The new project is part of the artist’s research around traditional agriculture and, more recently, on food production closely connected to the concept of cultivation. Through a new cycle of sculptures, Luca Francesconi proceeds with an analysis on the theme of gender identity, focusing the attention on the exposure to phytosanitary treatments that humans have tested in recent years.
However, if on one hand synthetic molecules have exponentially multiplied crop yields, shaping the contemporary idea of “food overproduction,” on the other hand for the first time in history we are starting to question the long-term effects of chemistry in agriculture.
The identification of Endocrine disruptors1, known as the active ingredients present in agricultural treatments that can change the production of hormones and hence the “normal” sexual development in complex organisms2, has gradually caused a modification of human metabolism initiated by the agro-pharmaceutical industry.
This “interference,” when applied to predisposed individuals, has an effective role in the redefinition of gender identity.

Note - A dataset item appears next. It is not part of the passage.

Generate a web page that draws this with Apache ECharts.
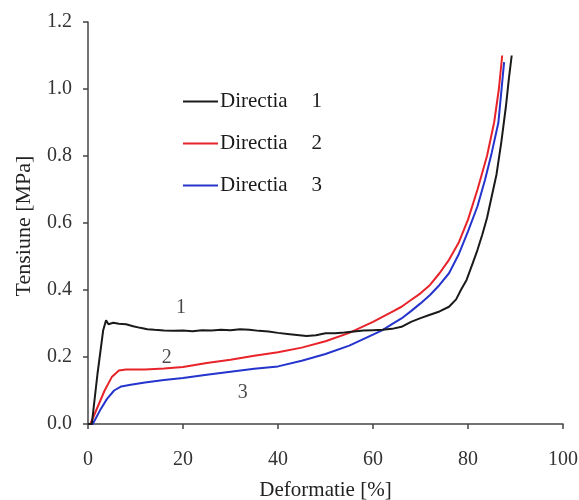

Today we are organisms with a modified biological rhythm and, ironically, we could define ourselves no longer as men, women, or even hybrid entities, but as transsexuals in the most technical and anti-rhetorical meaning of the term.
At the same time, sterility is setting up to be a significant problem in the Western world, and the social motivations alone are not sufficient to explain the impressive population growth imbalance on the planet. Once again, this difference resembles witchcraft. More likely, the real reasons for these changes are in the exposure to mutagenic agents, which are modifying the chemical structure of our bodies, working on human biology itself.
In this new project, Luca Francesconi’s analysis avoids a simplistic demonization of scientific progress and a utopian “return to the past.” The artist’s investigation, starting from the ground-up, does not want to be a laboratory experiment aimed to reach an objective and universal conclusion. Instead, questioning eschatological faith in the progress, Francesconi tries to show the complexities and contradictions generated by the transposition of agricultural and food models in an “other” context.